Vanguard’s move puts pressure on platforms (and the wider industry) to prove their worth
Vanguard last week made its widely-anticipated move into the UK platform market with its own D2C solution, offering investors access to its range of low-cost passive products.
With a platform fee of 15bps it is very, very cheap, while the cap to the total annual fee of £375 will appeal to those investors with more sizeable pots of money.
Much was made of the impact on rival D2C players (who currently offer a much wider array of fund solutions and wrappers than Vanguard), and indeed the market reaction was perhaps best exemplified by the sharp sell-off in Hargreaves Lansdown’s share price, which fell around 6% last week.
The new entrant’s aggressive pricing will impact different parts of the platform market in different ways, but certainly D2C is in the firing line.
David Ferguson, chief executive of adviser-owned platform Nucleus Financial, says the move puts pressure on legacy fund providers who still have direct client books, as well as on those platforms claiming they are low cost.
“This puts value for money in the spotlight. This is a new pricing benchmark, so 15bps is now the benchmark for what is a very simple platform providing access to passive solutions,” he says.
“It also highlights the cost of competitors and puts providers who are in the middle ground under a lot of pressure.”
Ferguson adds Vanguard’s move – which will see it able to offer a platform for 0.15% alongside a fund solution with an average price of 0.14% – could have significant implications for the wider industry.
“With this new baseline in terms of the price direct investors have to pay to get a platform solution and some market exposure, it means anyone – including advisers and fund managers – charging more will need to demonstrate the value add for clients.

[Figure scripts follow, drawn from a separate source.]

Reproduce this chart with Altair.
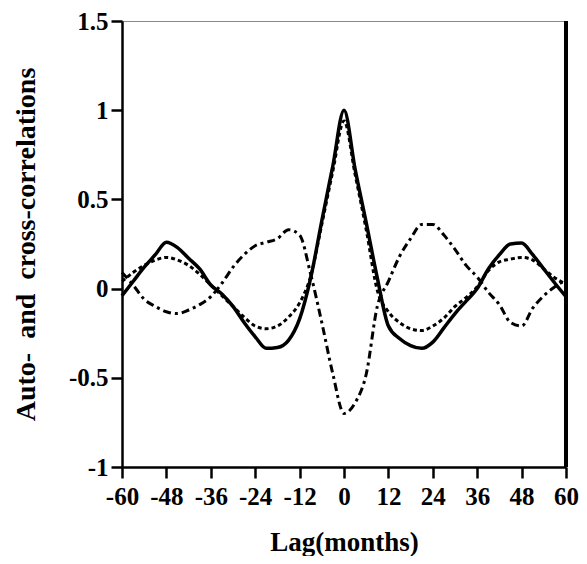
import altair as alt
import pandas as pd

# Lag in months
lags = list(range(-60, 61, 3))

# Solid line (autocorrelation)
solid_vals = [-0.04, 0.04, 0.12, 0.19, 0.26, 0.23, 0.17, 0.11, 0.02, -0.03,
              -0.10, -0.19, -0.27, -0.335, -0.33, -0.29, -0.17, 0.06, 0.38, 0.69,
              1.00,
              0.67, 0.37, 0.06, -0.21, -0.28, -0.32, -0.335, -0.30, -0.22, -0.14,
              -0.07, 0.00, 0.11, 0.19, 0.25, 0.255, 0.19, 0.11, 0.03, -0.045]

# Dotted line (autocorrelation)
dotted_vals = [0.04, 0.09, 0.13, 0.16, 0.175, 0.16, 0.13, 0.08, 0.02, -0.04,
               -0.10, -0.16, -0.21, -0.225, -0.21, -0.16, -0.08, 0.07, 0.36, 0.66,
               0.94,
               0.64, 0.33, -0.01, -0.13, -0.19, -0.225, -0.235, -0.21, -0.165, -0.10,
               -0.05, 0.01, 0.10, 0.15, 0.165, 0.175, 0.16, 0.11, 0.06, 0.025]

# Dash-dot line (cross-correlation)
dashdot_vals = [0.09, 0.02, -0.06, -0.10, -0.13, -0.14, -0.12, -0.09, -0.045, 0.03,
                0.12, 0.19, 0.24, 0.26, 0.28, 0.33, 0.30, 0.08, -0.19, -0.48,
                -0.70,
                -0.64, -0.48, -0.10, 0.04, 0.18, 0.28, 0.36, 0.36, 0.30, 0.22,
                0.13, 0.065, -0.02, -0.09, -0.19, -0.21, -0.11, -0.04, 0.01, 0.05]

x_ticks = list(range(-60, 61, 12))
y_ticks = [-1, -0.5, 0, 0.5, 1, 1.5]

FONT = "Liberation Serif"

rows = []
for name, vals in [("solid", solid_vals), ("dotted", dotted_vals), ("dashdot", dashdot_vals)]:
    for l, v in zip(lags, vals):
        rows.append({"lag": l, "value": v, "series": name})
df = pd.DataFrame(rows)

x_enc = alt.X(
    "lag:Q",
    scale=alt.Scale(domain=[-60, 60], nice=False, zero=False),
    axis=alt.Axis(values=x_ticks, title="Lag(months)", labelExpr="datum.value + ''",
                  labelPadding=6, titlePadding=20, labelFlush=False, labelOverlap=False),
)
y_enc = alt.Y(
    "value:Q",
    scale=alt.Scale(domain=[-1, 1.5], nice=False, zero=False),
    axis=alt.Axis(values=y_ticks, title="Auto-\u00a0\u00a0and\u00a0\u00a0cross-correlations",
                  labelExpr="datum.value + ''", labelPadding=3, titlePadding=28,
                  labelFlush=False, labelOverlap=False),
)

base = alt.Chart(df)

solid = base.transform_filter(alt.datum.series == "solid").mark_line(
    color="black", strokeWidth=3.5, interpolate="monotone"
).encode(x=x_enc, y=y_enc)

dotted = base.transform_filter(alt.datum.series == "dotted").mark_line(
    color="black", strokeWidth=3, strokeDash=[4, 3], interpolate="monotone"
).encode(x=x_enc, y=y_enc)

dashdot = base.transform_filter(alt.datum.series == "dashdot").mark_line(
    color="black", strokeWidth=3, strokeDash=[8, 4, 3, 4], interpolate="monotone"
).encode(x=x_enc, y=y_enc)

right_border = alt.Chart(df).mark_rule(color="black", strokeWidth=2.5).encode(
    x=alt.datum(60), y=alt.datum(-1), y2=alt.datum(1.5)
)

chart = alt.layer(dashdot, dotted, solid, right_border).properties(
    width=444,
    height=446,
    autosize=alt.AutoSizeParams(type="none"),
    padding={"left": 114, "top": 13, "right": 13, "bottom": 89},
).configure_view(
    stroke="#888888", strokeWidth=1
).configure_axis(
    domainColor="black", domainWidth=2.5, tickColor="black", tickWidth=2.5,
    tickSize=11, grid=False,
    labelFont=FONT, labelFontSize=25, labelFontWeight="bold", labelColor="black",
    titleFont=FONT, titleFontSize=27, titleFontWeight="bold", titleColor="black",
).configure_axisY(
    titleFontSize=28
)

chart.save("out.html", embed_options={"renderer": "svg", "actions": False})
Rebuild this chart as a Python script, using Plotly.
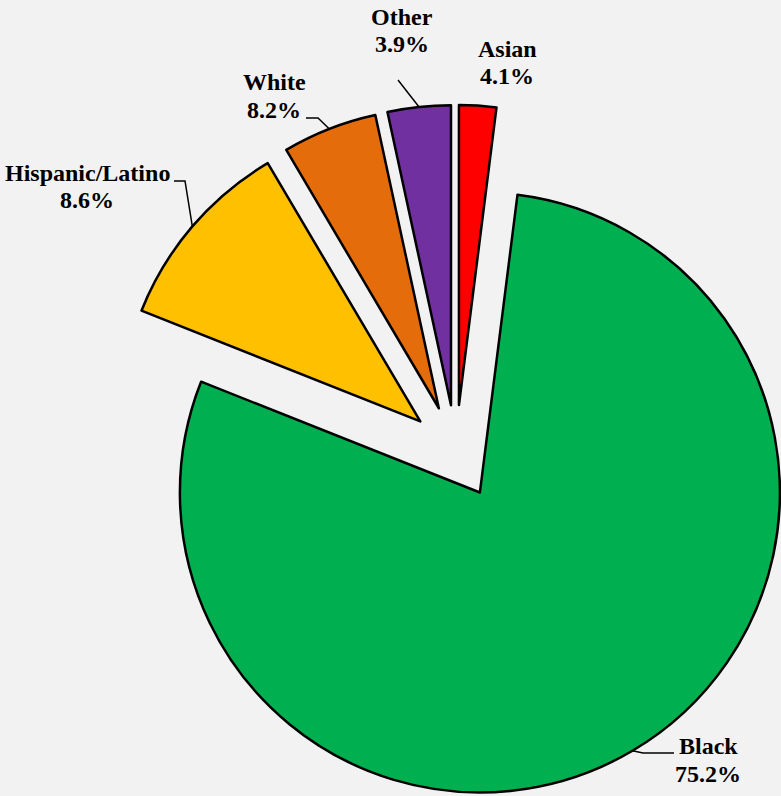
import math
import plotly.graph_objects as go

# ---- data ----
groups = ["Asian", "Black", "Hispanic/Latino", "White", "Other"]
slice_share = [2.0, 79.1, 10.5, 5.1, 3.4]        # drawn slice sizes (% of circle)
label_pct = [4.1, 75.2, 8.6, 8.2, 3.9]           # percentages printed on the labels
colors = ["#FF0000", "#00B050", "#FFC000", "#E46C0A", "#7030A0"]

# ---- layout constants (pixels) ----
W, H = 781, 796
CX, CY = 456, 452      # common pie centre
R = 300                # radius
EXPLODE = 47           # explosion distance of every slice
FS = 24
# label: (centre x, baseline of first line, baseline of second line)
label_pos = {
    "Asian": (507, 57, 84),
    "Black": (708, 754, 782),
    "Hispanic/Latino": (87, 181, 208),
    "White": (274, 90, 118),
    "Other": (402, 25, 52),
}
# extra leader-line points after the slice edge point (pixels)
leader_pts = {
    "Black": [(643, 753), (674, 753)],
    "Hispanic/Latino": [(185, 181), (174, 181)],
    "White": [(318, 118), (306, 118)],
    "Other": [(398, 80)],
}
FONT = dict(family="Liberation Serif, Times New Roman, serif", size=FS, color="black")


def px(x, y):
    return x / W, 1 - y / H


fig = go.Figure()
annotations = []
shapes = []
total = sum(slice_share)
start = 0.0
for i, g in enumerate(groups):
    span = slice_share[i] / total * 360.0
    mid = math.radians(start + span / 2.0)
    start += span
    cx = CX + EXPLODE * math.sin(mid)
    cy = CY - EXPLODE * math.cos(mid)
    fig.add_trace(go.Pie(
        values=slice_share,
        labels=groups,
        sort=False,
        direction="clockwise",
        rotation=0,
        textinfo="none",
        hoverinfo="label",
        showlegend=False,
        marker=dict(
            colors=[c if j == i else "rgba(0,0,0,0)" for j, c in enumerate(colors)],
            line=dict(color="black",
                      width=[2.5 if j == i else 0 for j in range(len(groups))]),
        ),
        domain=dict(x=[(cx - R) / W, (cx + R) / W],
                    y=[1 - (cy + R) / H, 1 - (cy - R) / H]),
    ))
    lx, b1, b2 = label_pos[g]
    for txt, base in ((f"<b>{g}</b>", b1), (f"<b>{label_pct[i]:.1f}%</b>", b2)):
        x, y = px(lx, base - 0.33 * FS)
        annotations.append(dict(
            x=x, y=y, xref="paper", yref="paper", text=txt, showarrow=False,
            xanchor="center", yanchor="middle", font=FONT))
    if g in leader_pts:
        tx = cx + R * math.sin(mid)
        ty = cy - R * math.cos(mid)
        pts = [(tx, ty)] + leader_pts[g]
        path = ""
        for k, (a, b) in enumerate(pts):
            u, v = px(a, b)
            path += ("M" if k == 0 else " L") + f"{u:.5f},{v:.5f}"
        shapes.append(dict(type="path", xref="paper", yref="paper", path=path,
                           line=dict(color="black", width=1.5)))

fig.update_layout(
    width=W, height=H, autosize=False,
    margin=dict(l=0, r=0, t=0, b=0),
    paper_bgcolor="#F2F2F2",
    plot_bgcolor="#F2F2F2",
    annotations=annotations,
    shapes=shapes,
)
fig.write_html(
    "out.html",
    config={"displayModeBar": False},
    post_script="document.body.style.margin='0';document.body.style.overflow='hidden';",
)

It therefore could be bad news for asset managers with direct books of business.”
Anthony Morrow, founder and chief executive of evestor, agrees this could put further pressure on asset managers in the long run.
“For too long investors have been paying over-the-odds for mediocre fund performance and Vanguard’s decision simply accelerates the pace at which this market is changing,” Morrow says.
However, Morrow points out Vanguard’s approach will not appeal to everyone. “We agree that lowering costs is the best way to boost your returns – but we also believe that customers still want to be told what to do with their money and that financial advice remains unnecessarily inaccessible and unaffordable for most people.
“For those who aren’t comfortable making investment decisions or simply want some reassurance there are still far too few places for them to go to get help at a fair price.”
There is also a wider issue facing Vanguard; apathy. It is all well and good to shave a few basis points off your annual fee (ok, lots of basis points in this case), but the truth is moving from one platform to another is a massive hassle, especially for direct investors. While apathy might not look good on a document outlining your business strategy, it is nonetheless one of the most powerful drivers of profitability in the financial services sector. And that’s before you even consider the fact that you can’t buy active funds from other providers via Vanguard’s platform, which will turn many investors away.
So will it do well? Almost certainly, especially with the resources Vanguard can throw at it. But is it the end of the road for every platform that has higher charges? Not a chance.